OOS 39-6 - Increasing fire severity: Impacts on forest succession and permafrost soils in Siberian larch forests

Friday, August 12, 2016: 9:50 AM
Grand Floridian Blrm F, Ft Lauderdale Convention Center
Heather Alexander, Mississippi State University, Michael M. Loranty, Colgate University, Susan M. Natali, Woods Hole Research Center, MA, Michelle C. Mack, Center for Ecosystem Science and Society, Northern Arizona University, Flagstaff, AZ, Sergey Davydov, Northeast Science Station, Cherskii, Russia and Nikita Zimov, Northeast Science Station, Russia

Fire severity is increasing in boreal forests as climate warms. This could alter global carbon (C) cycling and create a positive feedback to warming depending on patterns of forest regrowth and permafrost degradation during the post-fire successional interval. Our overarching hypothesis was that post-fire soil organic layer (SOL) depth regulates C balance through impacts on forest regrowth and permafrost stability because of its role as a seedbed and thermal regulator. To assess fire severity effects on tree recruitment and underlying soils, we conducted plot-level experimental burns in July 2012 in a Siberian larch forest near Cherskii, Russia and tracked larch seed germination and seedling establishment and survival along with soil conditions over a 4-yr period.  To understand how fire-driven changes in stand density influence C accumulation, we evaluated C pools within trees, shrubs, woody debris, soils, and roots across 20 stands of varying tree density (0.04-3.7 trees m-2) within a 75-year old fire scar.
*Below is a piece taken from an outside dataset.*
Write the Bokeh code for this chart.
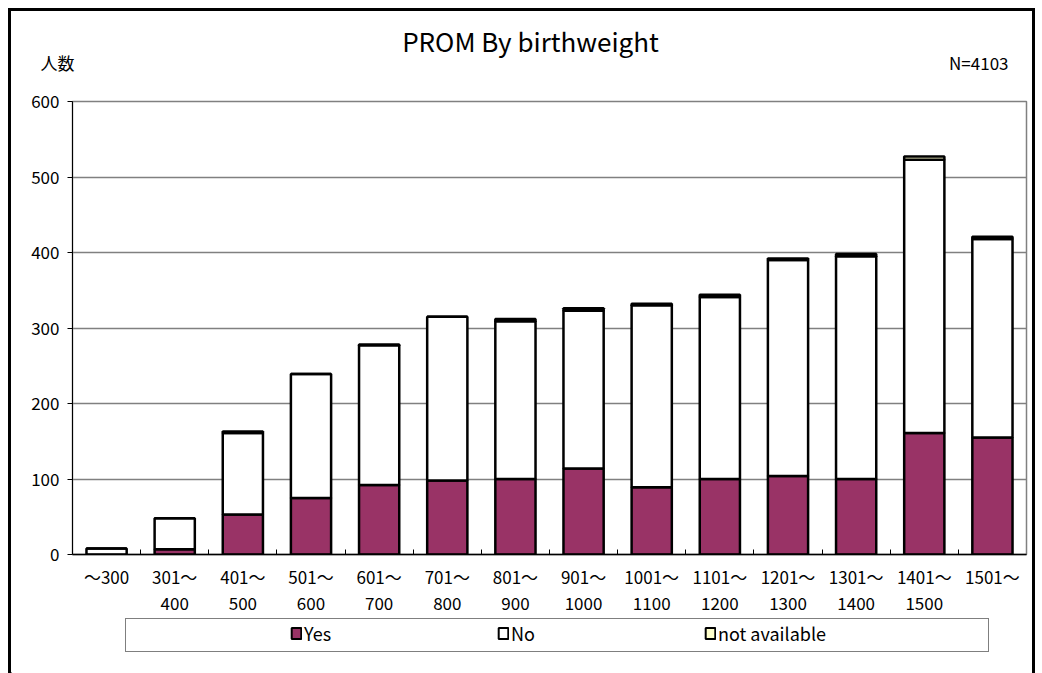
from bokeh.plotting import figure
from bokeh.models import (ColumnDataSource, Range1d, FixedTicker, Label, Legend,
                          LegendItem)
from bokeh.layouts import column
from bokeh.embed import file_html
from bokeh.resources import INLINE

# ---------------- data ----------------
categories = ["～300", "301～\n400", "401～\n500", "501～\n600", "601～\n700",
              "701～\n800", "801～\n900", "901～\n1000", "1001～\n1100",
              "1101～\n1200", "1201～\n1300", "1301～\n1400", "1401～\n1500",
              "1501～"]
yes_vals = [0, 7, 53, 75, 92, 98, 100, 114, 89, 100, 104, 100, 161, 155]
no_vals = [8, 41, 108, 164, 185, 217, 209, 209, 241, 241, 286, 295, 362, 263]
na_vals = [0, 0, 2, 0, 1, 0, 3, 3, 2, 3, 2, 3, 4, 3]
series_names = ["Yes", "No", "not available"]
series_colors = ["#993366", "#FFFFFF", "#FFFFCC"]
y_ticks = [0, 100, 200, 300, 400, 500, 600]
title_text = "PROM By birthweight"
ylabel_text = "人数"
n_text = "N=4103"

FONT = "Noto Sans CJK JP"
ncat = len(categories)
centers = [i + 0.5 for i in range(ncat)]

# layout (pixels)
CW = 1021          # canvas width inside the 3px border
HEAD_H = 74
MAIN_H = 533
LEG_H = 55


def bare(fig):
    fig.grid.visible = False
    fig.outline_line_color = None
    fig.background_fill_color = "white"
    fig.border_fill_color = "white"
    fig.frame_align = False
    return fig


# ---------------- header ----------------
h = bare(figure(width=CW, height=HEAD_H, x_range=Range1d(0, CW), y_range=Range1d(0, HEAD_H),
                output_backend="svg", toolbar_location=None,
                x_axis_location=None, y_axis_location=None, min_border=0))
h.add_layout(Label(x=519, y=HEAD_H - 29, text=title_text, text_align="center",
                   text_baseline="middle", text_font=FONT, text_font_size="26px",
                   text_color="black"))
h.add_layout(Label(x=46, y=HEAD_H - 51, text=ylabel_text, text_align="center",
                   text_baseline="middle", text_font=FONT, text_font_size="17px",
                   text_color="black"))
h.add_layout(Label(x=997, y=HEAD_H - 51, text=n_text, text_align="right",
                   text_baseline="middle", text_font=FONT, text_font_size="17px",
                   text_color="black"))

# ---------------- main chart ----------------
src = ColumnDataSource(dict(x=centers, yes=yes_vals, no=no_vals, na=na_vals))

p = figure(width=CW, height=MAIN_H, x_range=Range1d(0, ncat),
           y_range=Range1d(y_ticks[0], y_ticks[-1]),
           output_backend="svg", toolbar_location=None,
           min_border_left=61, min_border_right=6, min_border_top=16,
           min_border_bottom=64)
p.frame_align = False
p.outline_line_color = "#808080"
p.outline_line_width = 1.5
p.background_fill_color = "white"
p.border_fill_color = "white"

renderers = p.vbar_stack(["yes", "no", "na"], x="x", width=0.59, source=src,
                         fill_color=series_colors, line_color="black", line_width=2.5)

p.xgrid.grid_line_color = None
p.ygrid.grid_line_color = "#808080"
p.ygrid.grid_line_width = 1.3
p.ygrid.ticker = FixedTicker(ticks=y_ticks)
p.ygrid.level = "underlay"

p.yaxis.ticker = FixedTicker(ticks=y_ticks)
p.yaxis.axis_line_color = "black"
p.yaxis.major_tick_line_color = "black"
p.yaxis.major_tick_out = 5
p.yaxis.major_tick_in = 0
p.yaxis.minor_tick_line_color = None
p.yaxis.major_label_text_font = FONT
p.yaxis.major_label_text_font_size = "17px"
p.yaxis.major_label_text_color = "black"
p.yaxis.major_label_standoff = 8

p.xaxis.ticker = FixedTicker(ticks=centers, minor_ticks=list(range(1, ncat)))
p.xaxis.major_label_overrides = {c: lab for c, lab in zip(centers, categories)}
p.xaxis.major_tick_line_color = None
p.xaxis.minor_tick_line_color = "black"
p.xaxis.minor_tick_in = 5
p.xaxis.minor_tick_out = 0
p.xaxis.axis_line_color = "black"
p.xaxis.axis_line_width = 1.5
p.xaxis.major_label_text_font = FONT
p.xaxis.major_label_text_font_size = "17px"
p.xaxis.major_label_text_color = "black"
p.xaxis.major_label_text_line_height = 1.05
p.xaxis.major_label_standoff = 3

# ---------------- legend strip ----------------
q = bare(figure(width=CW, height=LEG_H, x_range=Range1d(0, 1), y_range=Range1d(0, 1),
                output_backend="svg", toolbar_location=None,
                x_axis_location=None, y_axis_location=None, min_border=0))

dummy = q.vbar(x=[], top=[], width=0.5, fill_alpha=0, line_alpha=0)
# legend stand-ins, kept outside the strip's visible range
swatches = [q.vbar(x=[-1], top=[-1], width=0.1, fill_color=c, line_color="black",
                   line_width=2) for c in series_colors]

box = Legend(items=[LegendItem(label=" ", renderers=[dummy])],
             location=(114, 21), padding=0, margin=0, spacing=0,
             glyph_width=10, glyph_height=32, label_height=32, label_standoff=0,
             label_width=852, border_line_color="black", border_line_width=1.2,
             background_fill_color="white", background_fill_alpha=1,
             label_text_font_size="1px")
q.add_layout(box, "center")

legend = Legend(items=[LegendItem(label=n, renderers=[r]) for n, r in zip(series_names, swatches)],
                orientation="horizontal", location=(279, 27), padding=0, margin=0,
                spacing=0, glyph_width=12, glyph_height=14, label_height=14,
                label_standoff=2, label_width=193, border_line_color=None,
                background_fill_alpha=0, label_text_font=FONT,
                label_text_font_size="18px", label_text_color="black")
q.add_layout(legend, "center")

layout = column(h, p, q, spacing=0)
layout.styles = {"margin-left": "8px", "margin-top": "8px",
                 "border-top": "3px solid black", "border-left": "3px solid black",
                 "border-right": "3px solid black"}

open("out.html", "w").write(file_html(layout, INLINE))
High severity experimental fires led to a rapid, pronounced, and long-lasting (3+ yr) increase in permafrost thaw depth and higher larch tree recruitment. By 2015, thaw depth was ~ 40 cm deeper in high severity plots compared to controls. Larch recruitment was largely absent in controls and low severity plots but was ~3 seedlings m-2 in moderate and high severity plots; interannual survival was ~30-60%, suggesting that increased fire severity could create stands of similar density observed in the fire scar. Increased stand density increased C pools, with high density stands storing ~30% more C (~8,000 g m-2) than low density stands (~ 6,000 g m-2), mainly because high density stands stored ~7 times more C within live larch trees (1,880 g m-2) compared to low density stands. High density stands stored less C in large shrubs and coarse roots than low density stands, but these pools were relatively small (< 10% of total C pools). Soil C pools were similar across the density gradient (~ 2,500 g C m-2 for both SOL and mineral pools). Our findings suggest that increased fire severity is likely to alter forest successional dynamics, permafrost thaw, and C accumulation by decreasing SOL depth, thereby removing a barrier to larch recruitment and changing soil thermal properties.